As of the 2007-08 school year there were 21,582 Nevada youngsters enrolled in non-public schools, 74.9% of whom lived in either Clark or Washoe counties. The total private school enrollment represents about 5% of the total K-12 enrollment in the state. Private school enrollments are highest in K-3 and decline as the grade level increases. [NDoE pdf] While the Romney Campaign has offered few details about his educational policies — Now, why are we not surprised by that? — the outlines are shaping up as Coupon Conservatism primarily benefiting those private schools. There are some pieces of the puzzle from the former Massachusetts Governor:
“Right now, some $26 billion in federal funds goes to districts based on how many of those students – whose needs tend to increase the costs of education – attend their schools. Romney would instead provide a voucher of sorts that would allow each student to take the federal funds and use them to attend any in-state school of the family’s choice, potentially including private schools.”
“For the first time in history, federal education funds will be linked to the student, so that parents can send their child to any public or charter school of their choice,’’ Romney said. [BostonGlobe](emphasis added)
The Numbers Game
The Glitch: The “voucher of sorts” nomenclature may allow the campaign to say This Isn’t A Voucher Program — without saying…This is a Voucher Program. It’s also confusing. Federal funding for K-12 education isn’t a single large pot portioned out on a per child basis.
For example, how would the Romney Administration allocate funding per child IF the federal money “travels with the child?” Is the child eligible for PL 874 “impact funding?” PL81- 874 allocates funding to school districts which serve Native American youngsters who live on non-taxed tribal lands. [Fed funding pdf] Would the Department of Education have to calculate a “withdrawal coupon value” for a Reservation youngster who enrolls in a charter or non-public school?
Is the child eligible for Title I Migrant education programs? Or does he or she attend a school eligible for Title I “basic” funding? Is the child eligible for funding for educating abused, neglected, or delinquent young persons? Is the child currently attending a public school which receives IDEA funding? Or, occupational and vocational training funds?
Does federal funding appropriated for teacher training, curriculum development, and other educational improvement programs become part of the pot and divvied up on a per individual student basis? Are Title IX funds for training and professional development part of the Student’s Coupon?
Does he or she take the lunch money too? Does some poor soul have to determine if the youngster is eligible for free or reduced price school lunches? If so, does the allocation to the state have to be calculated on a per child basis and sent along with the child to his or her new school? Is the little pupil eligible for services for special needs students? Are funds appropriated for the training of food service personnel who provide meals for special needs children to be included in the “per child coupon?”

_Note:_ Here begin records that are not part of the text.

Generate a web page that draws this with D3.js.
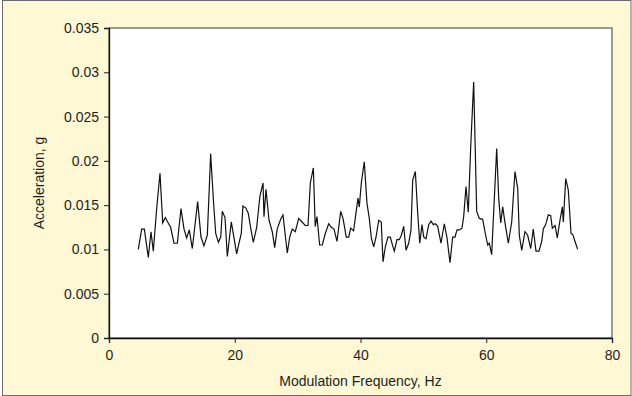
<!DOCTYPE html>
<html>
<head>
<meta charset="utf-8">
<script src="https://cdn.jsdelivr.net/npm/d3@7"></script>
<style>
  body { margin: 0; padding: 0; background: #fff; }
  svg { display: block; }
</style>
</head>
<body>
<div id="chart"></div>
<script>
// data
var freqHz = [
  4.66, 5.2, 5.62, 6.25, 6.68, 7.05, 7.58, 8.11, 8.54, 8.96, 9.33, 9.8, 10.34, 10.87,
  11.45, 11.93, 12.35, 12.77, 13.25, 14.1, 14.63, 15.1, 15.64, 16.17, 16.6, 16.97, 17.4,
  17.77, 18.02, 18.45, 18.82, 19.45, 19.88, 20.3, 20.68, 21.04, 21.3, 21.74, 22.15, 22.54,
  22.95, 23.49, 24.0, 24.5, 24.65, 24.97, 25.45, 25.97, 26.35, 26.75, 27.3, 27.67, 28.36,
  28.74, 29.15, 29.63, 30.17, 30.7, 31.22, 31.65, 32.02, 32.5, 32.8, 33.08, 33.5, 33.92,
  34.4, 34.94, 35.36, 35.79, 36.26, 36.85, 37.22, 37.74, 38.12, 38.44, 38.9, 39.6, 39.81,
  40.13, 40.6, 41.03, 41.4, 41.72, 42.1, 42.47, 42.9, 43.3, 43.58, 43.95, 44.37, 44.74,
  45.12, 45.38, 45.8, 46.17, 46.49, 46.87, 47.24, 47.66, 48.03, 48.3, 48.72, 49.1, 49.42,
  49.78, 50.05, 50.42, 50.85, 51.21, 51.58, 51.9, 52.28, 52.8, 53.33, 53.76, 54.23, 54.66,
  55.03, 55.35, 55.72, 56.14, 56.41, 56.78, 57.14, 57.53, 58.0, 58.48, 58.9, 59.43, 59.85,
  60.23, 60.49, 60.86, 61.66, 61.98, 62.3, 62.62, 62.98, 63.51, 64.05, 64.57, 65.0, 65.26,
  65.64, 66.16, 66.59, 67.07, 67.48, 67.91, 68.39, 68.82, 69.07, 69.45, 69.87, 70.25, 70.51,
  70.94, 71.3, 71.73, 72.1, 72.26, 72.64, 73.05, 73.48, 73.75, 74.12, 74.54
];
var accelG = [
  0.0100, 0.0123, 0.0123, 0.0091, 0.0120, 0.0098, 0.0146, 0.0186, 0.0130, 0.0136, 0.0131, 0.0125, 0.0107, 0.0107,
  0.0146, 0.0123, 0.0113, 0.0122, 0.0101, 0.0154, 0.0114, 0.0104, 0.0116, 0.0208, 0.0156, 0.0118, 0.0108,
  0.0114, 0.0143, 0.0136, 0.0092, 0.0131, 0.0113, 0.0095, 0.0107, 0.0118, 0.0149, 0.0147, 0.0141, 0.0124,
  0.0108, 0.0125, 0.0160, 0.0175, 0.0137, 0.0168, 0.0133, 0.0120, 0.0102, 0.0123, 0.0134, 0.0139, 0.0096,
  0.0114, 0.0123, 0.0120, 0.0135, 0.0131, 0.0127, 0.0127, 0.0175, 0.0192, 0.0126, 0.0137, 0.0105, 0.0105,
  0.0118, 0.0129, 0.0125, 0.0123, 0.0109, 0.0143, 0.0135, 0.0114, 0.0114, 0.0124, 0.0121, 0.0158, 0.0148,
  0.0175, 0.0199, 0.0152, 0.0135, 0.0113, 0.0103, 0.0114, 0.0133, 0.0131, 0.0086, 0.0103, 0.0114, 0.0114,
  0.0104, 0.0098, 0.0111, 0.0111, 0.0116, 0.0126, 0.0099, 0.0107, 0.0122, 0.0178, 0.0188, 0.0141, 0.0107,
  0.0128, 0.0114, 0.0112, 0.0128, 0.0132, 0.0128, 0.0129, 0.0126, 0.0107, 0.0129, 0.0113, 0.0085, 0.0114,
  0.0114, 0.0122, 0.0122, 0.0124, 0.0137, 0.0171, 0.0142, 0.0216, 0.0289, 0.0143, 0.0135, 0.0134, 0.0118,
  0.0105, 0.0107, 0.0094, 0.0214, 0.0158, 0.0130, 0.0148, 0.0130, 0.0107, 0.0131, 0.0188, 0.0169, 0.0116,
  0.0099, 0.0120, 0.0116, 0.0101, 0.0123, 0.0098, 0.0098, 0.0109, 0.0123, 0.0128, 0.0139, 0.0138, 0.0124,
  0.0127, 0.0113, 0.0133, 0.0148, 0.0131, 0.0180, 0.0167, 0.0118, 0.0117, 0.0109, 0.0100
];
var xTicks = [0, 20, 40, 60, 80];
var yTicks = [0, 0.005, 0.01, 0.015, 0.02, 0.025, 0.03, 0.035];

var W = 632, H = 396;
var margin = {top: 28, right: 20, bottom: 58, left: 109};
var width = W - margin.left - margin.right;
var height = H - margin.top - margin.bottom;
var FONT = "Liberation Sans, Arial, sans-serif";
var FSIZE = "14px";

var root = d3.select("#chart")
  .append("svg")
    .attr("width", W)
    .attr("height", H);

// page background + thin outer frame
root.append("rect")
    .attr("x", 2.5).attr("y", 0.5)
    .attr("width", W - 3.5).attr("height", H - 1)
    .style("fill", "#fff8d4")
    .style("stroke", "#6b6b6b")
    .style("stroke-width", 1);

var svg = root.append("g")
    .attr("transform", "translate(" + margin.left + "," + margin.top + ")");

var x = d3.scaleLinear().domain([0, 80]).range([0, width]);
var y = d3.scaleLinear().domain([0, 0.035]).range([height, 0]);

// plot area
svg.append("rect")
    .attr("width", width)
    .attr("height", height)
    .style("fill", "#ffffff")
    .style("stroke", "#5a5a5a")
    .style("stroke-width", 1.2);

var fmtY = function(d) { return d === 0 ? "0" : d3.format(".3~f")(d); };

var yAxis = svg.append("g")
    .call(d3.axisLeft(y).tickValues(yTicks).tickFormat(fmtY).tickSize(5).tickPadding(5));
var xAxis = svg.append("g")
    .attr("transform", "translate(0," + height + ")")
    .call(d3.axisBottom(x).tickValues(xTicks).tickSize(5).tickPadding(7));

[yAxis, xAxis].forEach(function(a) {
  a.select(".domain").style("stroke", "#111").style("stroke-width", 1.3);
  a.selectAll(".tick line").style("stroke", "#222");
  a.selectAll("text")
    .style("font-family", FONT)
    .style("font-size", FSIZE)
    .style("fill", "#1e1e1e");
});

// the trace
var line = d3.line()
    .x(function(d, i) { return x(freqHz[i]); })
    .y(function(d) { return y(d); });

svg.append("path")
    .datum(accelG)
    .attr("d", line)
    .style("fill", "none")
    .style("stroke", "#111")
    .style("stroke-width", 1.2)
    .style("stroke-linejoin", "miter");

// axis titles
svg.append("text")
    .attr("text-anchor", "middle")
    .attr("font-family", FONT)
    .attr("font-size", FSIZE)
    .attr("fill", "#1e1e1e")
    .attr("x", width / 2)
    .attr("y", height + 48)
    .text("Modulation Frequency, Hz");

svg.append("text")
    .attr("text-anchor", "middle")
    .attr("font-family", FONT)
    .attr("font-size", FSIZE)
    .attr("fill", "#1e1e1e")
    .attr("transform", "translate(" + (-65) + "," + (height / 2) + ") rotate(-90)")
    .text("Acceleration, g");
</script>
</body>
</html>
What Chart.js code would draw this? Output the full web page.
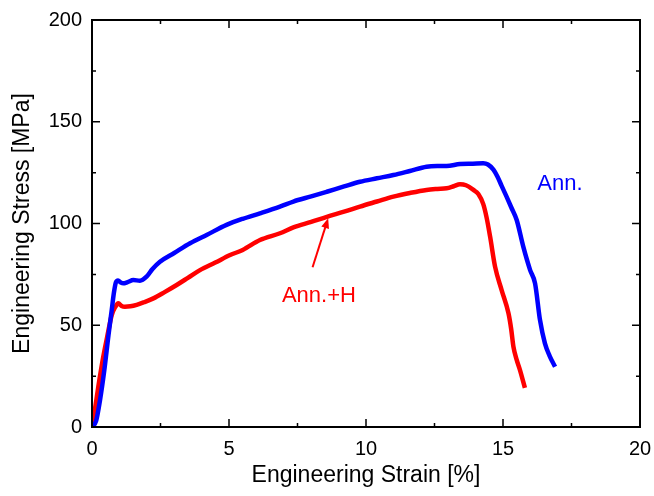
<!DOCTYPE html>
<html>
<head>
<meta charset="utf-8">
<script src="https://cdn.jsdelivr.net/npm/chart.js@4"></script>
<style>
  html, body { margin: 0; padding: 0; background: #fff; }
  #wrap { width: 654px; height: 496px; }
</style>
</head>
<body>
<div id="wrap"><canvas id="c" width="654" height="496"></canvas></div>
<script>
// Ann. (blue)
const annStrain = [0, 0.15, 0.29, 0.45, 0.6, 0.72, 0.8, 0.87, 0.95, 1.05, 1.14, 1.3, 1.51, 1.75, 2.0, 2.2, 2.48, 3.0, 3.58, 4.2, 4.91, 5.5, 6.13, 6.86, 7.35, 8.0, 8.57, 9.2, 9.78, 10.4, 11.0, 11.6, 12.21, 12.6, 12.94, 13.43, 13.9, 14.28, 14.45, 14.65, 14.8, 14.95, 15.13, 15.3, 15.5, 15.74, 15.99, 16.17, 16.35, 16.53, 16.7, 16.9];
const annStress = [0, 3, 13, 28, 45, 57.5, 66, 71, 72, 71, 70.6, 71.2, 72.2, 71.9, 74, 77.5, 81.2, 85.5, 90.3, 94.5, 99.3, 102.3, 105, 108.3, 110.8, 113.3, 115.6, 118.2, 120.5, 122.2, 123.8, 125.8, 127.9, 128.2, 128.2, 129.2, 129.4, 129.6, 129, 126.5, 123, 118.5, 113.2, 108, 101.7, 88.6, 77.1, 70.6, 52.6, 41.1, 35, 29.6];

// Ann.+H (red)
const annHStrain = [0, 0.1, 0.23, 0.41, 0.55, 0.72, 0.85, 0.96, 1.08, 1.2, 1.4, 1.63, 1.9, 2.24, 2.65, 3.09, 3.5, 3.94, 4.5, 5.04, 5.5, 6.13, 6.86, 7.35, 8.0, 8.57, 9.2, 9.78, 10.4, 11.0, 11.6, 12.21, 12.6, 12.94, 13.2, 13.43, 13.65, 13.92, 14.1, 14.28, 14.4, 14.53, 14.71, 14.95, 15.2, 15.3, 15.38, 15.5, 15.62, 15.8];
const annHStress = [0, 8, 19.7, 34.4, 44, 55, 59, 60.8, 59.5, 59.1, 59.3, 60, 61.3, 63.2, 66.3, 69.8, 73.3, 77.1, 80.8, 84.5, 87, 91.9, 95.2, 98.1, 100.8, 103.3, 105.8, 108.3, 110.8, 113.2, 115, 116.5, 117, 117.3, 118.3, 119.3, 118.8, 116.5, 114.5, 109.5, 103, 93.5, 78.8, 67.3, 55.9, 48, 39.5, 33, 28, 19.2];

const xMajor = [0, 5, 10, 15, 20];
const xMinor = [2.5, 7.5, 12.5, 17.5];
const yMajor = [0, 50, 100, 150, 200];
const yMinor = [25, 75, 125, 175];

const FONT = 'Arial, "Liberation Sans", sans-serif';

function toPoints(xs, ys) {
    return xs.map((x, i) => ({ x: x, y: ys[i] }));
}

// frame, inward ticks and the text labels
const framePlugin = {
    id: 'frame',
    afterDraw(chart) {
        const ctx = chart.ctx;
        const xs = chart.scales.x, ys = chart.scales.y;
        const a = chart.chartArea;
        ctx.save();
        ctx.strokeStyle = '#000';
        ctx.lineWidth = 1.5;
        xMajor.concat(xMinor).forEach(v => {
            const len = xMajor.includes(v) ? 8 : 4;
            const px = xs.getPixelForValue(v);
            ctx.beginPath();
            ctx.moveTo(px, a.bottom); ctx.lineTo(px, a.bottom - len);
            ctx.moveTo(px, a.top); ctx.lineTo(px, a.top + len);
            ctx.stroke();
        });
        yMajor.concat(yMinor).forEach(v => {
            const len = yMajor.includes(v) ? 8 : 4;
            const py = ys.getPixelForValue(v);
            ctx.beginPath();
            ctx.moveTo(a.left, py); ctx.lineTo(a.left + len, py);
            ctx.moveTo(a.right, py); ctx.lineTo(a.right - len, py);
            ctx.stroke();
        });
        ctx.lineWidth = 2;
        ctx.strokeRect(a.left, a.top, a.right - a.left, a.bottom - a.top);

        // labels
        ctx.font = '22px ' + FONT;
        ctx.textAlign = 'center';
        ctx.textBaseline = 'middle';
        ctx.fillStyle = '#0000ff';
        ctx.fillText('Ann.', xs.getPixelForValue(17.08), ys.getPixelForValue(119.4));
        ctx.fillStyle = '#ff0000';
        ctx.fillText('Ann.+H', xs.getPixelForValue(8.28), ys.getPixelForValue(64.4));

        // arrow
        const x1 = xs.getPixelForValue(8.05), y1 = ys.getPixelForValue(78.5);
        const x2 = xs.getPixelForValue(8.62), y2 = ys.getPixelForValue(102.6);
        const ang = Math.atan2(y2 - y1, x2 - x1);
        ctx.strokeStyle = '#ff0000';
        ctx.lineWidth = 2;
        ctx.beginPath();
        ctx.moveTo(x1, y1);
        ctx.lineTo(x2 - 6 * Math.cos(ang), y2 - 6 * Math.sin(ang));
        ctx.stroke();
        ctx.beginPath();
        ctx.moveTo(x2, y2);
        ctx.lineTo(x2 - 10 * Math.cos(ang) + 4 * Math.sin(ang), y2 - 10 * Math.sin(ang) - 4 * Math.cos(ang));
        ctx.lineTo(x2 - 10 * Math.cos(ang) - 4 * Math.sin(ang), y2 - 10 * Math.sin(ang) + 4 * Math.cos(ang));
        ctx.closePath();
        ctx.fill();
        ctx.restore();
    }
};

new Chart(document.getElementById('c'), {
    type: 'scatter',
    data: {
        datasets: [
            {
                label: 'Ann.',
                data: toPoints(annStrain, annStress),
                borderColor: '#0000ff',
                showLine: true,
                borderWidth: 4.5,
                pointRadius: 0,
                cubicInterpolationMode: 'monotone'
            },
            {
                label: 'Ann.+H',
                data: toPoints(annHStrain, annHStress),
                borderColor: '#ff0000',
                showLine: true,
                borderWidth: 4.5,
                pointRadius: 0,
                cubicInterpolationMode: 'monotone'
            }
        ]
    },
    options: {
        responsive: false,
        animation: false,
        layout: { padding: { left: 0, right: 14, top: 20, bottom: 0 } },
        plugins: { legend: { display: false }, tooltip: { enabled: false } },
        scales: {
            x: {
                type: 'linear',
                min: 0, max: 20,
                grid: { display: false, drawTicks: false },
                border: { display: false },
                ticks: {
                    stepSize: 5,
                    padding: 10,
                    color: '#000',
                    font: { family: FONT, size: 20 }
                },
                title: {
                    display: true,
                    text: 'Engineering Strain [%]',
                    color: '#000',
                    font: { family: FONT, size: 23 },
                    padding: { top: 0, bottom: 7 }
                },
                afterFit(scale) {
                    scale.height = 69;
                    scale.paddingLeft = 0;
                    scale.paddingRight = 0;
                }
            },
            y: {
                min: 0, max: 200,
                grid: { display: false, drawTicks: false },
                border: { display: false },
                ticks: {
                    stepSize: 50,
                    padding: 10,
                    color: '#000',
                    font: { family: FONT, size: 20 }
                },
                title: {
                    display: true,
                    text: 'Engineering Stress [MPa]',
                    color: '#000',
                    font: { family: FONT, size: 23 },
                    padding: { top: 9, bottom: 0 }
                },
                afterFit(scale) {
                    scale.width = 92;
                    scale.paddingTop = 0;
                    scale.paddingBottom = 0;
                }
            }
        }
    },
    plugins: [framePlugin]
});
</script>
</body>
</html>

Who gets to calculate the value of commodity food and sort out the price tags associated with federal and state reimbursement rates? Is this to be part of the “per child coupon?”
Not to belabor this point, but if we simply add up all the federal funding sent to the State of Nevada and divide it up by the total enrollment numbers, then is a first grader enrolling in a private school who is not classified as a special needs student; who is not eligible for free or reduced price lunches, who does not live on a Reservation, and who is not of an age to benefit from occupational education and training funds … taking money with him to which he is not entitled? Is he or she entitled to “take money” along that has been allocated for science education equipment? For teacher training and professional development?
If we agree that federal funding for specific targeted purposes (Special Education, Nutrition Programs, PL 81-874, Title I, etc.) should be retained for those who truly need the services — then who has to calculate precisely what amount of money follows each individual child? There’s an accounting issue of the first water — whomever has to perform all the calculations. Sound easy? Then remember that there are 55,350,000 youngsters enrolled in U.S. public schools. [NCES]
Perhaps these questions are why the Romney campaign is being a bit vague about the details? The former Governor hasn’t clarified what constitutes “the federal funds” which might be equitably “linked to the student” and until that happens all we have in hand is a accounting nightmare of astounding proportions.